# 9A build date?



## Southtowns27 (Dec 6, 2014)

Just picked up a SB 9A and I was wondering how to determine when it was built. TIA


----------



## pjf134 (Dec 6, 2014)

Locate serial number at far right top of lathe bed and a picture of lathe and we can give you a date.
Paul


----------



## martik777 (Dec 6, 2014)

Approx build date (within a year) = Serial no ^ .0059  * 1812

ie: If serial is 161274 :     

  161274 ^ .0059 = 1.0733
  1.0733 * 1812 = 1944.8 so this lathe was built between late 1943 and 1945


----------



## Southtowns27 (Dec 7, 2014)

That formula doesn't work with my machine so here's some pics instead:


----------



## CoopVA (Dec 7, 2014)

It looks to be in great shape...  I believe it was build after 1947, as it uses 3 letters in the SN.

See this:

http://www.wswells.com/serial_number.html


Sent from my iPad using Tapatalk


----------



## woodtickgreg (Dec 7, 2014)

Nice looking lathe!


----------



## Southtowns27 (Dec 8, 2014)

Thanks guys!
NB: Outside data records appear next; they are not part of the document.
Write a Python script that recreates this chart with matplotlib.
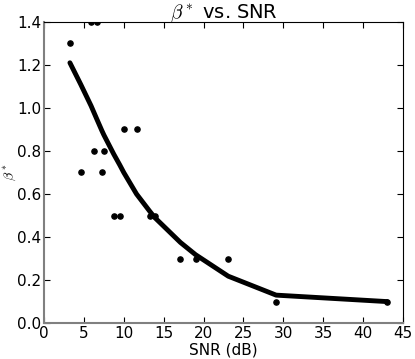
import matplotlib
matplotlib.use("Agg")
import matplotlib.pyplot as plt

# measured points
snr = [3.25, 5.9, 6.6, 4.6, 6.25, 7.5, 7.25, 10.0, 11.6, 8.75, 9.5,
       13.25, 13.9, 17.1, 19.0, 23.1, 29.1, 43.0]
beta = [1.3, 1.4, 1.4, 0.7, 0.8, 0.8, 0.7, 0.9, 0.9, 0.5, 0.5,
        0.5, 0.5, 0.3, 0.3, 0.3, 0.1, 0.1]

# fitted curve
fit_snr = [3.25, 4.6, 5.9, 6.25, 6.6, 7.25, 7.5, 8.75, 9.5, 10.0, 11.6,
           13.25, 13.9, 17.1, 19.0, 23.1, 29.1, 43.0]
fit_beta = [1.21, 1.11, 1.01, 0.98, 0.95, 0.895, 0.875, 0.785, 0.735, 0.70, 0.60,
            0.52, 0.49, 0.375, 0.318, 0.218, 0.13, 0.10]

plt.rcParams["mathtext.fontset"] = "cm"

fig = plt.figure(figsize=(4.15, 3.59), dpi=100)
ax = fig.add_axes([0.106, 0.100, 0.865, 0.839])

ax.scatter(snr, beta, s=14, color="black", zorder=3)
ax.plot(fit_snr, fit_beta, color="black", linewidth=3.5,
        solid_capstyle="round", solid_joinstyle="round")

ax.set_xlim(0, 45)
ax.set_ylim(0, 1.4)
ax.set_xticks(range(0, 46, 5))
ax.set_yticks([0.0, 0.2, 0.4, 0.6, 0.8, 1.0, 1.2, 1.4])
ax.tick_params(direction="in", top=True, right=True, labelsize=11, length=4, pad=2)

for side in ["left", "bottom"]:
    ax.spines[side].set_color("0.5")
    ax.spines[side].set_linewidth(1.5)

ax.set_title(r"$\beta^*$ vs. SNR", fontsize=14, pad=3)
ax.set_xlabel("SNR (dB)", fontsize=11, labelpad=1)
ax.set_ylabel(r"$\beta^*$", fontsize=10)
ax.yaxis.set_label_coords(-0.072, 0.5)

fig.savefig("out.png", dpi=100)
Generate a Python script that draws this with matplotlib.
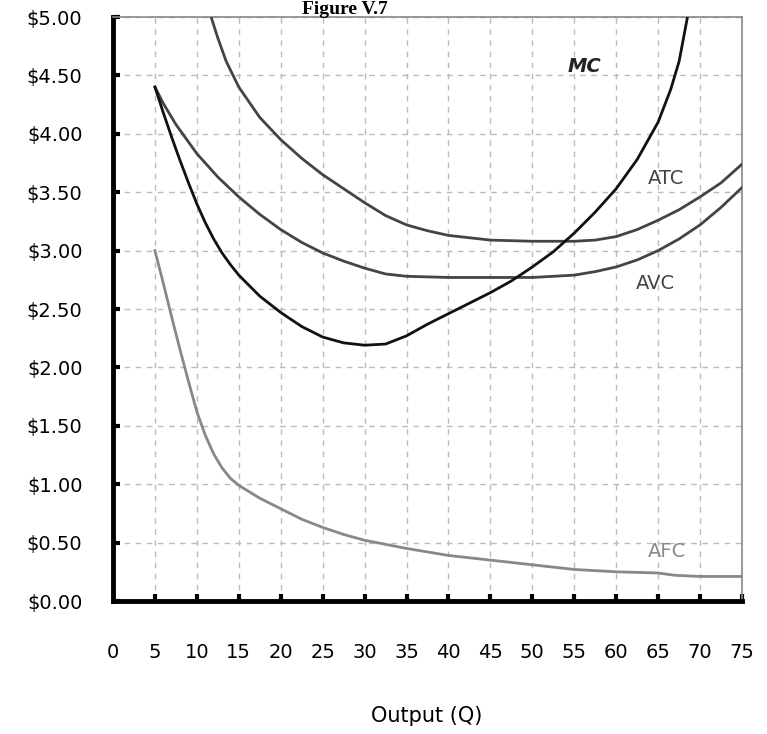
import matplotlib
matplotlib.use("Agg")
import matplotlib.pyplot as plt

# cost curves
mc_q = [5, 6, 7, 8, 9, 10, 11, 12, 13, 14, 15, 17.5, 20, 22.5, 25, 27.5, 30, 32.5, 35, 37.5,
        40, 42.5, 45, 47.5, 50, 52.5, 55, 57.5, 60, 62.5, 65, 66.5, 67.5, 68.5]
mc = [4.40, 4.18, 3.97, 3.77, 3.58, 3.40, 3.24, 3.10, 2.98, 2.88, 2.79, 2.61, 2.47, 2.35, 2.26, 2.21, 2.19, 2.20, 2.27, 2.37,
      2.46, 2.55, 2.64, 2.74, 2.86, 2.99, 3.15, 3.33, 3.53, 3.78, 4.10, 4.38, 4.62, 5.0]

atc_q = [11.7, 12.5, 13.5, 15, 17.5, 20, 22.5, 25, 27.5, 30, 32.5, 35, 37.5, 40, 42.5, 45, 50,
         55, 57.5, 60, 62.5, 65, 67.5, 70, 72.5, 75]
atc = [5.0, 4.82, 4.62, 4.40, 4.14, 3.95, 3.79, 3.65, 3.53, 3.41, 3.30, 3.22, 3.17, 3.13, 3.11, 3.09, 3.08,
       3.08, 3.09, 3.12, 3.18, 3.26, 3.35, 3.46, 3.58, 3.74]

avc_q = [5, 6, 7.5, 10, 12.5, 15, 17.5, 20, 22.5, 25, 27.5, 30, 32.5, 35, 40, 45, 50, 55, 57.5,
         60, 62.5, 65, 67.5, 70, 72.5, 75]
avc = [4.40, 4.26, 4.08, 3.83, 3.63, 3.46, 3.31, 3.18, 3.07, 2.98, 2.91, 2.85, 2.80, 2.78, 2.77, 2.77, 2.77, 2.79, 2.82,
       2.86, 2.92, 3.00, 3.10, 3.22, 3.37, 3.54]

afc_q = [5, 6, 7, 8, 9, 10, 11, 12, 13, 14, 15, 17.5, 20, 22.5, 25, 27.5, 30, 35, 40, 45, 50,
         55, 60, 65, 67, 70, 75]
afc = [3.0, 2.72, 2.43, 2.15, 1.88, 1.62, 1.42, 1.26, 1.14, 1.05, 0.99, 0.88, 0.79, 0.70, 0.63, 0.57, 0.52, 0.45, 0.39, 0.35, 0.31,
       0.27, 0.25, 0.24, 0.22, 0.21, 0.21]

x_ticks = list(range(0, 80, 5))
y_ticks = [0, 0.5, 1.0, 1.5, 2.0, 2.5, 3.0, 3.5, 4.0, 4.5, 5.0]
y_labels = ["$%.2f" % v for v in y_ticks]

fig = plt.figure(figsize=(7.67, 7.34), dpi=100)
ax = fig.add_axes([113 / 767, 1 - 601 / 734, 629 / 767, 584 / 734])

ax.plot(mc_q, mc, color="#111111", lw=2.0, zorder=4)
ax.plot(atc_q, atc, color="#444444", lw=2.0, zorder=3)
ax.plot(avc_q, avc, color="#444444", lw=2.0, zorder=3)
ax.plot(afc_q, afc, color="#888888", lw=2.0, zorder=3)

ax.set_xlim(0, 75)
ax.set_ylim(0, 5)
ax.set_xticks(x_ticks)
ax.set_xticklabels([str(t) for t in x_ticks])
ax.set_yticks(y_ticks)
ax.set_yticklabels(y_labels)

ax.grid(True, color="#bbbbbb", linestyle=(0, (4, 4)), lw=1.0)
for t in ax.xaxis.get_major_ticks()[:1]:
    t.tick1line.set_visible(False)

ax.tick_params(axis="x", direction="in", length=5, width=3, pad=30,
               labelsize=14, colors="black")
ax.tick_params(axis="y", direction="in", length=5, width=3, pad=22,
               labelsize=14, colors="black")

for side in ["left", "bottom"]:
    ax.spines[side].set_linewidth(3.5)
    ax.spines[side].set_color("black")
for side in ["top", "right"]:
    ax.spines[side].set_linewidth(1.2)
    ax.spines[side].set_color("#888888")

ax.text(56.2, 4.58, "MC", fontsize=14, fontweight="bold", fontstyle="italic",
        color="#222222", ha="center", va="center")
ax.text(66, 3.62, "ATC", fontsize=14, color="#444444", ha="center", va="center")
ax.text(64.7, 2.72, "AVC", fontsize=14, color="#444444", ha="center", va="center")
ax.text(66, 0.42, "AFC", fontsize=14, color="#888888", ha="center", va="center")

fig.text(345 / 767, 1 - 1 / 734, "Figure V.7", fontsize=14, fontweight="bold",
         family="Liberation Serif", ha="center", va="top")
fig.text(427 / 767, 1 - 706 / 734, "Output (Q)", fontsize=15,
         ha="center", va="top")

fig.savefig("out.png", dpi=100)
I guess if I'm reading that all right, this is the 8,995th machine built after 1947. According to the list, that puts in midway through 1948.  The thing really is in great shape.  I had the spindle out of it last week to put a serpentine belt on it and there is virtually no wear on it.  There is almost no backlash in the feeds and you can still see the hone marks (I think that's what it is-the funky looking pattern) on the ways.  I bought it off a guy that had it out in his garage for awhile but never used it. He needed money ASAP, so I picked up for $500. It came with the bench, 2 faceplates, a steady rest, 3 jaw chuck, jacobs chuck, a bunch of centers, and a mishmosh of tooling. I think I did ok.


----------



## Smithdoor (Dec 8, 2014)

Info I have it was made between 1947 and 1950

Dave


----------